The moon passes Saturn twice during the month. On the morning of March 3 the 43% lit moon will be 6 degrees below Saturn at about 4 am, the distance apart increasing to 7 degrees shortly before sunrise. For NZ viewers the two bodies will be closer on the morning of March 30 with the two less than 4 degrees apart at 4 am. Late evening shortly after they rise, the two will 4.5 degrees apart.
Uranus remains in Pisces during March at magnitude 5.9. It sets just after 8.30 pm, 90 minutes after the Sun, on the 1st. So it will be low by the time the sky darkens. By the end of March the planet will set only 20 minutes after the Sun.
Neptune moves up into the dawn sky during March. At first it will rise only 40 minutes before the Sun, increasing to a good 2.5 hours by the end of the month.
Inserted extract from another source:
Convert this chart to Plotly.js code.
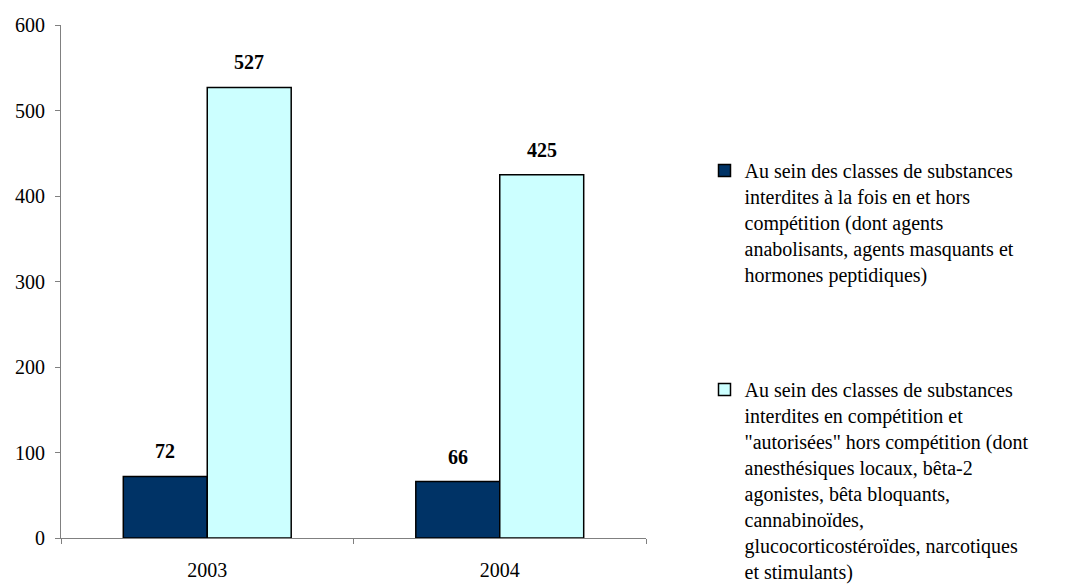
<!DOCTYPE html>
<html>
<head>
<meta charset="utf-8">
<script src="https://cdn.plot.ly/plotly-3.0.1.min.js"></script>
<style>html,body{margin:0;padding:0;background:#fff;}#chart{width:1085px;height:585px;}</style>
</head>
<body>
<div id="chart"></div>
<script>
const years = ["2003", "2004"];
const seriesA = [72, 66];
const seriesB = [527, 425];
const nameA = "Au sein des classes de substances<br>interdites à la fois en et hors<br>compétition (dont agents<br>anabolisants, agents masquants et<br>hormones peptidiques)";
const nameB = "Au sein des classes de substances<br>interdites en compétition et<br>\"autorisées\" hors compétition (dont<br>anesthésiques locaux, bêta-2<br>agonistes, bêta bloquants,<br>cannabinoïdes,<br>glucocorticostéroïdes, narcotiques<br>et stimulants)";
const colorA = "#003366";
const colorB = "#CCFFFF";

const FONT = "Liberation Serif, DejaVu Serif, serif";
const FS = 20;
const bargap = 0.426;
const barW = (1 - bargap) / 2;

const traces = [
  {type: "bar", x: years, y: seriesA, name: nameA, legendgroup: "a",
   marker: {color: colorA, line: {color: "#000", width: 1.5}}},
  {type: "bar", x: years, y: seriesB, name: nameB, legendgroup: "b",
   marker: {color: colorB, line: {color: "#000", width: 1.5}}}
];

const annotations = [];
[seriesA, seriesB].forEach((s, si) => {
  s.forEach((v, i) => {
    annotations.push({
      x: i + (si === 0 ? -barW / 2 : barW / 2), y: v, xref: "x", yref: "y",
      text: "<b>" + v + "</b>", showarrow: false, yanchor: "bottom", yshift: 12,
      font: {family: FONT, size: FS, color: "#000"}
    });
  });
});

const layout = {
  width: 1085, height: 585,
  margin: {l: 61, r: 439, t: 25, b: 47, autoexpand: false},
  paper_bgcolor: "#fff", plot_bgcolor: "#fff",
  font: {family: FONT, size: FS, color: "#000"},
  barmode: "group", bargap: bargap, bargroupgap: 0,
  showlegend: true,
  legend: {x: 1.1, xanchor: "left", y: 0.7545, yanchor: "top",
           valign: "top", tracegroupgap: 86, traceorder: "grouped",
           font: {family: FONT, size: FS, color: "#000"}, bgcolor: "rgba(0,0,0,0)"},
  xaxis: {type: "category", showline: true, linecolor: "#808080", linewidth: 1,
          ticks: "outside", tickson: "boundaries", ticklen: 5, tickcolor: "#808080",
          showgrid: false, zeroline: false, ticklabelstandoff: 14,
          tickfont: {family: FONT, size: FS}, automargin: false},
  yaxis: {range: [0, 600], dtick: 100, tick0: 0, showline: true, linecolor: "#808080",
          linewidth: 1, ticks: "outside", ticklen: 5, tickcolor: "#808080",
          showgrid: false, zeroline: false, ticklabelstandoff: 6,
          tickfont: {family: FONT, size: FS}, automargin: false},
  annotations: annotations
};

Plotly.newPlot("chart", traces, layout, {staticPlot: true, displayModeBar: false});
</script>
</body>
</html>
The planet is in Aquarius, magnitude 8.0. As Neptune moves up in the sky it will be passed by Venus. On the morning of March 21 the two will be only half a degree apart with Venus to the right of Neptune, the latter slightly lower. There will be no stars brighter than Neptune between the two, although the magnitude 3.7 star lambda Aqr will be 1.5 degrees below it. The window of opportunity to see Neptune in binoculars close to Venus will be fairly short between the time Venus becomes visible and the sky getting too bright to see Neptune.
On the previous morning, the 20th, Venus will be just over a degree above Neptune and on the 22nd it will be a similar distance to the lower right of the faint planet. On the 19th and 23rd the separation will be about 2.5 degrees.
Pluto continues to be in Sagittarius, magnitude 14.4. On the 1st it will be half a degree below the 2.9 magnitude star pi Sgr. At 6 am they will about 37 degrees above the horizon and almost due east. By the end of March the two will be almost a degree apart with Pluto to the lower right of the star
(1) Ceres starts the month only 8 degrees from the Sun. Conjunction is on March 4 after which Ceres will become a morning object.
By the 31st Ceres will rise 90 minutes before the Sun, just before Venus. Ceres at magnitude 9.1 will be almost 7 degrees to the right of the brighter planet.
(4) Vesta, magnitude 8.4, starts March in Pisces, moves into Cetus on the 13th and on into Aries the last day of the month. It is an evening object setting at 10.15 pm on the 1st. By the 31st it will set 90 minutes after the Sun.
The crescent moon will be 5.5 degrees to the right of Vesta on March 12.